(THE TASK) Return the data exactly, with all pictures removed.

"""

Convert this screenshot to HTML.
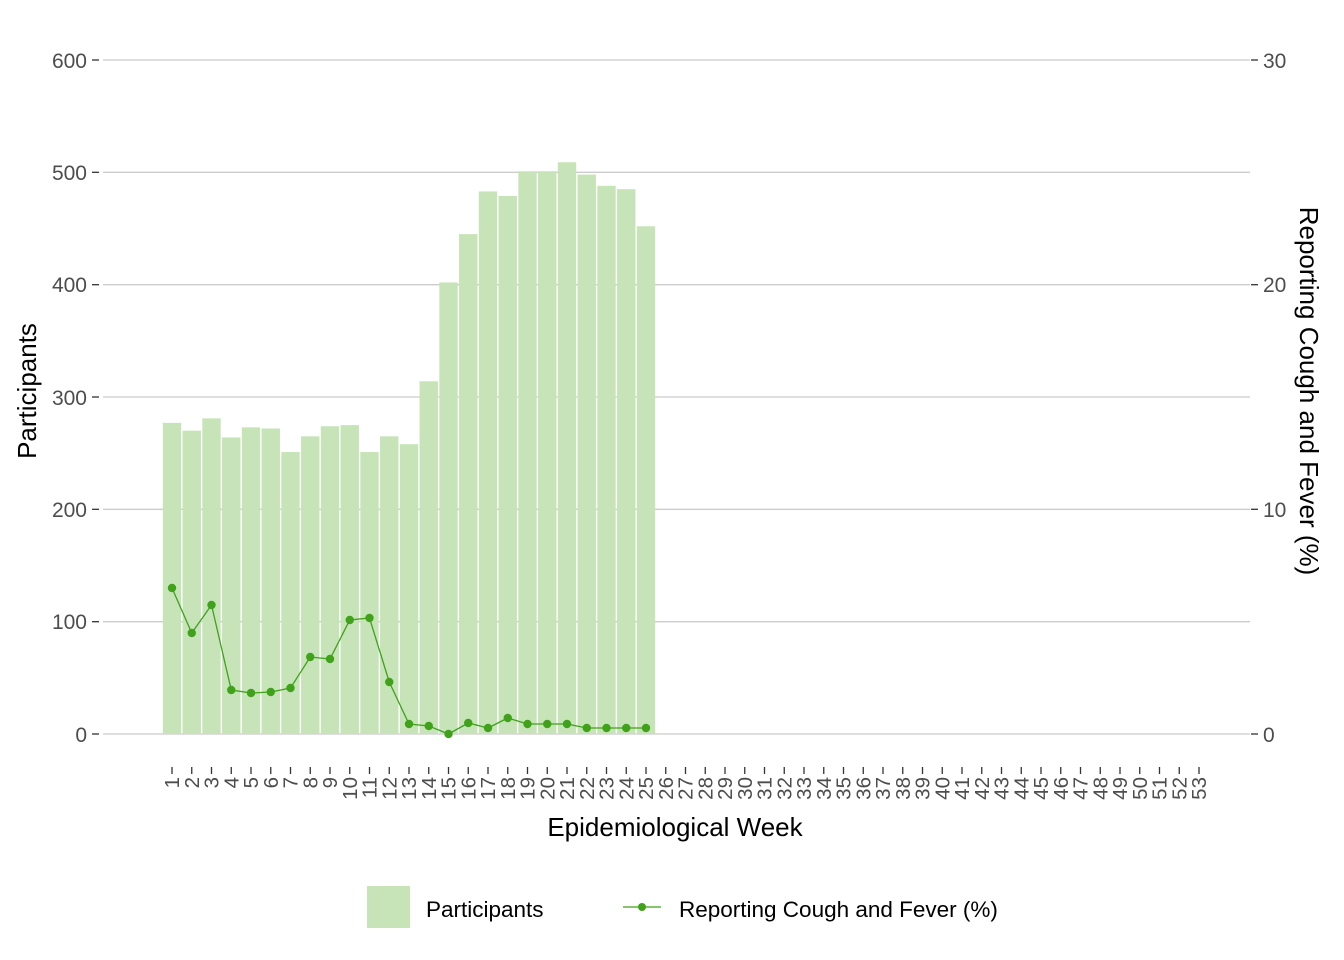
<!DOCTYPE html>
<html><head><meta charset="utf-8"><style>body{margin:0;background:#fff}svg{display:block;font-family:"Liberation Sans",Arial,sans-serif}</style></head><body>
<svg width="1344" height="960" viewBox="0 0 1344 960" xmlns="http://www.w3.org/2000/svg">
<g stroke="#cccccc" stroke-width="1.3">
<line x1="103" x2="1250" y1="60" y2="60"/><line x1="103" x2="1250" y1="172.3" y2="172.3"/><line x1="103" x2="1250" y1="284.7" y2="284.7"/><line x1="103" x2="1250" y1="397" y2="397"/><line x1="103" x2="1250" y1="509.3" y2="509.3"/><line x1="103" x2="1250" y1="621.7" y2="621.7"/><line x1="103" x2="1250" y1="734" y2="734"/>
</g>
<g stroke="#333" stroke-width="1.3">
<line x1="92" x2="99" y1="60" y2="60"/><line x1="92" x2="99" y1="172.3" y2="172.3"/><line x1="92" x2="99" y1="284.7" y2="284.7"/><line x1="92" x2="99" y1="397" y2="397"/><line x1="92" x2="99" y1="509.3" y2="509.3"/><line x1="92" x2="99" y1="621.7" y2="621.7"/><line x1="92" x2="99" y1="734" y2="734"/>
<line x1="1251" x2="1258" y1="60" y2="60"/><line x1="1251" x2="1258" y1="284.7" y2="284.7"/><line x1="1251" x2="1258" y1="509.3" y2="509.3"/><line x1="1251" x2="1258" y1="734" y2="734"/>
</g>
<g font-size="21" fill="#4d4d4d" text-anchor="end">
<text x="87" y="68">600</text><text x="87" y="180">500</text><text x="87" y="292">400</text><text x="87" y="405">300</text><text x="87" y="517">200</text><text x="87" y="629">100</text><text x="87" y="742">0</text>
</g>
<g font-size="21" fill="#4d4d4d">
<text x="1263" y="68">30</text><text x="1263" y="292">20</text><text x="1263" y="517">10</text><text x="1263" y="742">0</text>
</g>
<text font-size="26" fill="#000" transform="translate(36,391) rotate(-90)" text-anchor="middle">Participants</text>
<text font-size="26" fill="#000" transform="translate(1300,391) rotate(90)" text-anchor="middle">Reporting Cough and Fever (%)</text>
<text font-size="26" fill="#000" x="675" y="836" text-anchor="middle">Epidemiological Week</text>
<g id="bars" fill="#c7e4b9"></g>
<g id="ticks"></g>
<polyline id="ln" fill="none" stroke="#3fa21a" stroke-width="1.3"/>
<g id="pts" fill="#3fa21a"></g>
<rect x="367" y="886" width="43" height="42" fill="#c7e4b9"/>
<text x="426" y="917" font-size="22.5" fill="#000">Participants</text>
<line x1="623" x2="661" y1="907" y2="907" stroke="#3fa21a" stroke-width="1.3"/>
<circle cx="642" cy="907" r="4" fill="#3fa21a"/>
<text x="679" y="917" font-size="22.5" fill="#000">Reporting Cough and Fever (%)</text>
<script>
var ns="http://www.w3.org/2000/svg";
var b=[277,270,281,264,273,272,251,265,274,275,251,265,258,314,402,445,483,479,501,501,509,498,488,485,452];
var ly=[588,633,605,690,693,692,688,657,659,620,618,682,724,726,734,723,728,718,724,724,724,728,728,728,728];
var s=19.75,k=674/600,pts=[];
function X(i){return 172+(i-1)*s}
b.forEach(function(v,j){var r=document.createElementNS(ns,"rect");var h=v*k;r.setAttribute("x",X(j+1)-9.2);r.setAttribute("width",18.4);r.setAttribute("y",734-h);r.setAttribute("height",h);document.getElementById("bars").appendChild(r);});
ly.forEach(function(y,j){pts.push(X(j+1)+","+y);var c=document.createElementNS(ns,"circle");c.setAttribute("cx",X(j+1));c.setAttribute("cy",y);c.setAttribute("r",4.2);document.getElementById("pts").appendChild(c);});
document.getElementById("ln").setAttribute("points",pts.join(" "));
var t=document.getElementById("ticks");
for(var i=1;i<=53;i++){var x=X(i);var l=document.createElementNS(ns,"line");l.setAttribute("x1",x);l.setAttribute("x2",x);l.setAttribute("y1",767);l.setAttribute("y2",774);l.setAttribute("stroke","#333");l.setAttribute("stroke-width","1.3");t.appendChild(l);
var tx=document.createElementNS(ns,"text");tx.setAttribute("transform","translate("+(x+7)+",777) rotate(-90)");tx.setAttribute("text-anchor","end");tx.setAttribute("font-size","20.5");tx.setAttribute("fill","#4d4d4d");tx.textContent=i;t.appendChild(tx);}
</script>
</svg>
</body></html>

"""

(FINAL RESULT)
Convert this screenshot to HTML.
<!DOCTYPE html>
<html><head><meta charset="utf-8"><style>body{margin:0;background:#fff}svg{display:block;font-family:"Liberation Sans",Arial,sans-serif}</style></head><body>
<svg width="1344" height="960" viewBox="0 0 1344 960" xmlns="http://www.w3.org/2000/svg">
<g stroke="#cccccc" stroke-width="1.3">
<line x1="103" x2="1250" y1="60" y2="60"/><line x1="103" x2="1250" y1="172.3" y2="172.3"/><line x1="103" x2="1250" y1="284.7" y2="284.7"/><line x1="103" x2="1250" y1="397" y2="397"/><line x1="103" x2="1250" y1="509.3" y2="509.3"/><line x1="103" x2="1250" y1="621.7" y2="621.7"/><line x1="103" x2="1250" y1="734" y2="734"/>
</g>
<g stroke="#333" stroke-width="1.3">
<line x1="92" x2="99" y1="60" y2="60"/><line x1="92" x2="99" y1="172.3" y2="172.3"/><line x1="92" x2="99" y1="284.7" y2="284.7"/><line x1="92" x2="99" y1="397" y2="397"/><line x1="92" x2="99" y1="509.3" y2="509.3"/><line x1="92" x2="99" y1="621.7" y2="621.7"/><line x1="92" x2="99" y1="734" y2="734"/>
<line x1="1251" x2="1258" y1="60" y2="60"/><line x1="1251" x2="1258" y1="284.7" y2="284.7"/><line x1="1251" x2="1258" y1="509.3" y2="509.3"/><line x1="1251" x2="1258" y1="734" y2="734"/>
</g>
<g font-size="21" fill="#4d4d4d" text-anchor="end">
<text x="87" y="68">600</text><text x="87" y="180">500</text><text x="87" y="292">400</text><text x="87" y="405">300</text><text x="87" y="517">200</text><text x="87" y="629">100</text><text x="87" y="742">0</text>
</g>
<g font-size="21" fill="#4d4d4d">
<text x="1263" y="68">30</text><text x="1263" y="292">20</text><text x="1263" y="517">10</text><text x="1263" y="742">0</text>
</g>
<text font-size="26" fill="#000" transform="translate(36,391) rotate(-90)" text-anchor="middle">Participants</text>
<text font-size="26" fill="#000" transform="translate(1300,391) rotate(90)" text-anchor="middle">Reporting Cough and Fever (%)</text>
<text font-size="26" fill="#000" x="675" y="836" text-anchor="middle">Epidemiological Week</text>
<g id="bars" fill="#c7e4b9"></g>
<g id="ticks"></g>
<polyline id="ln" fill="none" stroke="#3fa21a" stroke-width="1.3"/>
<g id="pts" fill="#3fa21a"></g>
<rect x="367" y="886" width="43" height="42" fill="#c7e4b9"/>
<text x="426" y="917" font-size="22.5" fill="#000">Participants</text>
<line x1="623" x2="661" y1="907" y2="907" stroke="#3fa21a" stroke-width="1.3"/>
<circle cx="642" cy="907" r="4" fill="#3fa21a"/>
<text x="679" y="917" font-size="22.5" fill="#000">Reporting Cough and Fever (%)</text>
<script>
var ns="http://www.w3.org/2000/svg";
var b=[277,270,281,264,273,272,251,265,274,275,251,265,258,314,402,445,483,479,501,501,509,498,488,485,452];
var ly=[588,633,605,690,693,692,688,657,659,620,618,682,724,726,734,723,728,718,724,724,724,728,728,728,728];
var s=19.75,k=674/600,pts=[];
function X(i){return 172+(i-1)*s}
b.forEach(function(v,j){var r=document.createElementNS(ns,"rect");var h=v*k;r.setAttribute("x",X(j+1)-9.2);r.setAttribute("width",18.4);r.setAttribute("y",734-h);r.setAttribute("height",h);document.getElementById("bars").appendChild(r);});
ly.forEach(function(y,j){pts.push(X(j+1)+","+y);var c=document.createElementNS(ns,"circle");c.setAttribute("cx",X(j+1));c.setAttribute("cy",y);c.setAttribute("r",4.2);document.getElementById("pts").appendChild(c);});
document.getElementById("ln").setAttribute("points",pts.join(" "));
var t=document.getElementById("ticks");
for(var i=1;i<=53;i++){var x=X(i);var l=document.createElementNS(ns,"line");l.setAttribute("x1",x);l.setAttribute("x2",x);l.setAttribute("y1",767);l.setAttribute("y2",774);l.setAttribute("stroke","#333");l.setAttribute("stroke-width","1.3");t.appendChild(l);
var tx=document.createElementNS(ns,"text");tx.setAttribute("transform","translate("+(x+7)+",777) rotate(-90)");tx.setAttribute("text-anchor","end");tx.setAttribute("font-size","20.5");tx.setAttribute("fill","#4d4d4d");tx.textContent=i;t.appendChild(tx);}
</script>
</svg>
</body></html>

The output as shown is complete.